Renata Soto is a Costa Rican-born social entrepreneur based in Nashville, TN. She is a senior fellow at Harvard University’s Advanced Leadership Initiative and founder of Mosaic Changemakers, a nonprofit organization with the mission of weaving a better South by elevating, supporting, developing and connecting Black, Latinx and other leaders of color who are advancing social, economic and racial justice. Mosaic aspires to build a Black/Brown/Gold leaders network of mutual support, mentorship and collaboration. Starting in her home state of Tennessee, Mosaic’s flagship initiative is the Mosaic Fellowship, a program for leaders of color inspired by and modeled after her own transformative experience in the Pahara-Aspen Education Fellowship.

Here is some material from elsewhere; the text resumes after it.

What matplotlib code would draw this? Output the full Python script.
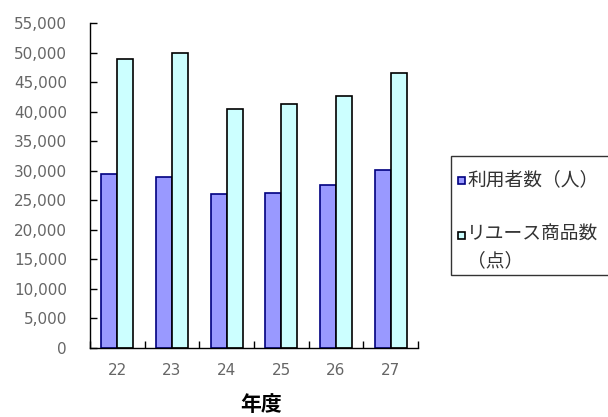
import matplotlib

matplotlib.use("Agg")
import matplotlib.pyplot as plt
import numpy as np
from matplotlib.patches import Rectangle

plt.rcParams["font.family"] = ["Noto Sans CJK JP", "DejaVu Sans"]

YEARS = ["22", "23", "24", "25", "26", "27"]
USERS = [29400, 28900, 26000, 26300, 27600, 30100]
ITEMS = [48900, 49900, 40500, 41300, 42700, 46600]
YTICKS = list(range(0, 55001, 5000))
SERIES_LABELS = ["利用者数（人）", "リユース商品数\n（点）"]

BLUE = "#9999FF"
BLUE_EDGE = "#000080"
CYAN = "#CCFFFF"
CYAN_EDGE = "#000000"

W, H = 608, 417


def fx(px):
    return px / W


def fy(py):
    return 1 - py / H


def main() -> None:
    fig = plt.figure(figsize=(6.08, 4.17), dpi=100)
    ax = fig.add_axes([fx(90), fy(348), fx(418) - fx(90), fy(23) - fy(348)])

    x = np.arange(len(YEARS))
    width = 0.29
    ax.bar(x - width / 2, USERS, width=width, color=BLUE, edgecolor=BLUE_EDGE, linewidth=1.2)
    ax.bar(x + width / 2, ITEMS, width=width, color=CYAN, edgecolor=CYAN_EDGE, linewidth=1.2)

    ax.set_xlim(-0.5, len(YEARS) - 0.5)
    ax.set_ylim(0, 55000)
    ax.set_yticks(YTICKS, [f"{v:,}" for v in YTICKS])
    ax.set_xticks(x, YEARS)
    ax.set_xticks(np.arange(len(YEARS) + 1) - 0.5, minor=True)

    for side in ("top", "right"):
        ax.spines[side].set_visible(False)
    ax.spines["left"].set_linewidth(1.0)
    ax.spines["bottom"].set_linewidth(1.0)
    ax.tick_params(axis="y", direction="in", length=5, width=1, pad=16.5, labelsize=11, labelcolor="#666666")
    ax.tick_params(axis="x", which="major", length=0, pad=11, labelsize=11, labelcolor="#666666")
    ax.tick_params(axis="x", which="minor", direction="in", length=5, width=1)
    for lbl in ax.get_yticklabels() + ax.get_xticklabels():
        lbl.set_fontfamily(["DejaVu Sans"])
    ax.set_xlabel("年度", fontsize=15, fontweight="bold", va="center")
    ax.xaxis.set_label_coords(0.521, -0.175)

    # legend box, drawn by hand so that it runs off the right edge like the original
    fig.patches.append(
        Rectangle((fx(451), fy(275)), fx(640) - fx(451), fy(156) - fy(275),
                  transform=fig.transFigure, facecolor="white", edgecolor="#333333", linewidth=1.0)
    )
    entries = [(BLUE, BLUE_EDGE, 180), (CYAN, CYAN_EDGE, 235)]
    for (face, edge, ypix), label in zip(entries, SERIES_LABELS):
        fig.patches.append(
            Rectangle((fx(458), fy(ypix + 4)), fx(7), 7 / H, transform=fig.transFigure,
                      facecolor=face, edgecolor=edge, linewidth=1.2)
        )
        fig.text(fx(467), fy(ypix), label, fontsize=13.5, color="#333333",
                 ha="left", va="top" if "\n" in label else "center",
                 linespacing=1.3)
    # the two-line label is top-anchored; nudge it so line one sits on the handle
    fig.texts[-1].set_y(fy(235 - 11))

    fig.savefig("out.png", dpi=100)
    plt.close(fig)


if __name__ == "__main__":
    main()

Before Mosaic and for 17 years, Renata led Conexión Américas, the nonprofit organization she co-founded in 2002 to serve Tennessee’s Latinx and other immigrant communities. She was the visionary behind Casa Azafrán, a nonprofit collaborative established in 2012 and nationally recognized as a model for nonprofit innovation, collaboration and placemaking. Even President Obama took noticed and visited Casa Azafrán to host a town hall on immigration policy in 2014.
Prior to Conexión Américas, Renata worked at United Way of Metropolitan Nashville and led neighborhood-based investment strategies. Before moving to Nashville, she began her nonprofit career in Atlanta, Georgia, at the Latin American Association as communications manager in 1995.
Nationally, Renata served for 10 years on the board of directors, and as chair from 2015-2018, of UnidosUS, the nation's largest Latino civil rights and advocacy organization. Currently she serves as board chair of its sister organization, UnidosUS Action Fund, which works to expand the influence and political power of the Latino community. In addition, Renata serves on the board of directors of NewTech Network.
Renata was born and raised in San José, Costa Rica. She studied Communications at the University of Costa Rica. She also attended Kenyon College in Gambier, Ohio, which is what brought her to the US in 1993. She and her husband, Pete Wooten, have two children, Gabriel and Camila.